Topic: 2026 – Verification of Disarmament
Country: Iran
Delegate Name: Allie Costa
SIMUN 2026
Committee: DISEC
Delegation: Iran
Verification of Disarmament
The Disarmament and International Security Committee’s key role is regulating arms and promoting cooperation, which is why verifying when a State has been disarmed is especially important. This is important for all possible life-threatening ordeals like missiles, chemical weapons, and nuclear arms, and verification allows nations to be confident about the disarmament process and their own safety. Without verification, we will have no clue whether a country is lying about being disarmed, or whether they misunderstood the process. Many verification agreements involve other parties inspecting a delegation’s inventory, the United States and Russia do this. One party conducts surveillance flights over facilities, making sure that the other party is following the treaty. However, if tensions were to rise, agreements like the one between the United States and Russia can be revoked. The United Nations as a whole works with independent organizations to teach groups how to verify disarmament. Although the groups are independent, some nations are wary of allowing outside parties to inspect facilities, which is an obvious concern. There are many situations where when someone is verifying, they mess up the process or negatively inflict on the nation’s sovereignty. The trust needed between parties to conduct an in-person inspection is easily broken. And when the trust in the verification system is broken, the disarmament system becomes broken.
As the Delegation of Iran, we have been personally attacked while under an inspection. In 2010, a USB was put into the Iranian nuclear enrichment facility during an inspection, this caused the computers controlling the centrifuges to disable and damage the machines.

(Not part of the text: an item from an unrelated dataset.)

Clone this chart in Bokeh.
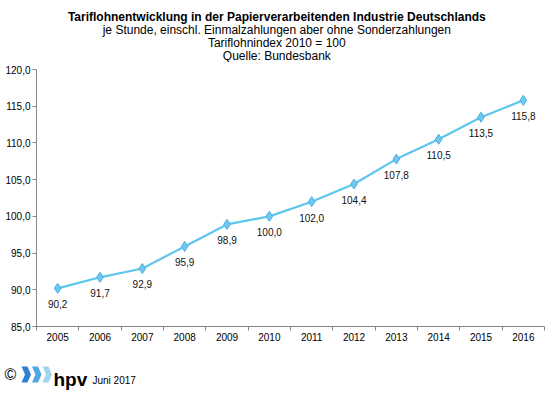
from bokeh.plotting import figure
from bokeh.layouts import column, row
from bokeh.models import Range1d, FixedTicker, ColumnDataSource, LabelSet
from bokeh.core.properties import value
from bokeh.embed import file_html
from bokeh.resources import INLINE

years = ["2005", "2006", "2007", "2008", "2009", "2010", "2011", "2012",
         "2013", "2014", "2015", "2016"]
index_values = [90.2, 91.7, 92.9, 95.9, 98.9, 100.0, 102.0, 104.4, 107.8,
                110.5, 113.5, 115.8]
y_ticks = [85, 90, 95, 100, 105, 110, 115, 120]
title_lines = [
    "Tariflohnentwicklung  in der Papierverarbeitenden Industrie Deutschlands",
    "je Stunde, einschl. Einmalzahlungen  aber ohne Sonderzahlungen",
    "Tariflohnindex  2010 = 100",
    "Quelle:  Bundesbank",
]
footer_date = "Juni 2017"

FONT = "Liberation Sans"
LINE = "#5cc6ee"
W = 555
TH, MH, FH = 62, 288, 45


def blank(h):
    f = figure(width=W, height=h, output_backend="svg", toolbar_location=None,
               x_range=Range1d(0, W), y_range=Range1d(h, 0),
               min_border=0, min_border_left=0, min_border_right=0,
               min_border_top=0, min_border_bottom=0,
               x_axis_type=None, y_axis_type=None)
    f.outline_line_color = None
    f.grid.grid_line_color = None
    f.title.visible = False
    return f


# ---- title block
t = blank(TH)
t.text(x=[278] * len(title_lines), y=[16 + 13 * i for i in range(len(title_lines))],
       text=title_lines, text_align="center", text_baseline="middle",
       text_font=value(FONT), text_font_size="12px", text_color="#000000",
       text_font_style=["bold"] + ["normal"] * (len(title_lines) - 1))

# ---- main chart
xs = [i + 0.5 for i in range(len(years))]
src = ColumnDataSource(dict(
    x=xs, y=index_values,
    lab=[f"{v:.1f}".replace(".", ",") for v in index_values],
))

p = figure(width=W, height=MH, output_backend="svg", toolbar_location=None,
           x_range=Range1d(0, len(years)), y_range=Range1d(85, 120),
           min_border_left=36, min_border_right=11, min_border_bottom=24,
           min_border_top=7)
p.outline_line_color = None
p.grid.grid_line_color = None
p.title.visible = False

p.line("x", "y", source=src, line_color=LINE, line_width=2.2)
p.scatter("x", "y", source=src, marker="diamond", size=10,
          fill_color="#6ec8f0", line_color="#49aee2", line_width=1)
p.add_layout(LabelSet(x="x", y="y", text="lab", source=src, y_offset=-12,
                      text_align="center", text_baseline="top",
                      text_font=value(FONT), text_font_size=value("10px"),
                      text_color="#111111"))

xa = p.xaxis[0]
xa.ticker = FixedTicker(ticks=xs, minor_ticks=list(range(len(years) + 1)))
xa.major_label_overrides = {x: y for x, y in zip(xs, years)}
xa.major_tick_line_color = None
xa.major_tick_out = 0
xa.major_tick_in = 0
xa.minor_tick_line_color = "#868686"
xa.minor_tick_out = 4
xa.minor_tick_in = 0
xa.axis_line_color = "#868686"
xa.major_label_text_font = FONT
xa.major_label_text_font_size = "10px"
xa.major_label_text_color = "#000000"
xa.major_label_standoff = 2

ya = p.yaxis[0]
ya.ticker = FixedTicker(ticks=y_ticks)
ya.major_label_overrides = {v: f"{v:.1f}".replace(".", ",") for v in y_ticks}
ya.major_tick_out = 4
ya.major_tick_in = 0
ya.major_tick_line_color = "#868686"
ya.axis_line_color = "#868686"
ya.minor_tick_line_color = None
ya.major_label_text_font = FONT
ya.major_label_text_font_size = "10px"
ya.major_label_text_color = "#000000"
ya.major_label_standoff = 2

# ---- footer: copyright, logo, date
f = blank(FH)
f.text(x=[4], y=[24], text=["©"], text_baseline="middle",
       text_font=value(FONT), text_font_size="16px", text_color="#000000")
chev_colors = ["#2f80d2", "#4fa6e4", "#a2d4f0"]
cx, cy = [], []
for k in range(len(chev_colors)):
    x0 = 21 + k * 10.5
    y0, h = 16, 16
    cx.append([x0, x0 + 6, x0 + 9.5, x0 + 6, x0, x0 + 3.5])
    cy.append([y0, y0, y0 + h / 2, y0 + h, y0 + h, y0 + h / 2])
f.patches(cx, cy, fill_color=chev_colors, line_color=None)
f.text(x=[53], y=[29], text=["hpv"], text_baseline="alphabetic",
       text_font=value(FONT), text_font_size="19px", text_font_style="bold",
       text_color="#000000")
f.text(x=[92], y=[30], text=[footer_date], text_baseline="alphabetic",
       text_font=value(FONT), text_font_size="10px", text_color="#000000")

open("out.html", "w").write(file_html(column(row(t), p, row(f), spacing=0), INLINE))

How can nations trust the inspection process when situations like this happen? Because of this situation, Iran has stopped allowing IAEA inspections into the facilities. The delegation of Iran understands the need for verification, all nations want is for their country to be safe, however we must go about it properly and fairly. Infringing on another nation’s sovereignty by corrupting their facilities is dangerous and wrong. Any effect on dangerous machinery could cause more harm than good, even if it were performed with good intentions.
For nations like the Delegation of Iran to respect and trust the verification system, there must be mutual respect. The Delegation of Iran proposes that we create an organization called, RVP, Respecting the Verification Process. This organization will be comprised of those who already have experience in verification, and they will be teaching other countries how to respectfully verify. An example is teaching a group how to know when enforcing something is infringing on sovereignty and when it is not, as well as teaching people how to safely identify and disarm something. We will provide examples of what to identify, as well as guidelines on how to verify. These guidelines will ensure that the arms are completely destroyed, and how to destroy them. Countries will have to sign off on the process, promising that they will comply and work with those who are verifying. All these aspects can be used to teach nations how to respect and have faith in the verification systems. Once both parties respect each other, verifications can get done much quicker, not having to risk breaking an agreement over a miscommunication.
Work Cited
GRCityDelegates, and Gregory Poole. “Verification of Disarmament .” GLICA.Org, GLICA.org, 5 Feb. 2026, glica.org/simun/committees/disec-verification/.
Treacy, Stephen. “The Story of the Secret Cyber Attack on Iran’s Nuclear Sites.” RTE.Ie, RTÉ, 24 June 2025, www.rte.ie/brainstorm/2025/0624/1520026-iran-nuclear-power-stuxnet-cyberattack/.
“Verification in All Its Aspects :” United Nations, United Nations, digitallibrary.un.org/record/192729?v=pdf. Accessed 9 Feb. 2026.
“The Verification Research, Training and Information Centre.” VERTIC, 1 Dec. 2025, www.vertic.org/.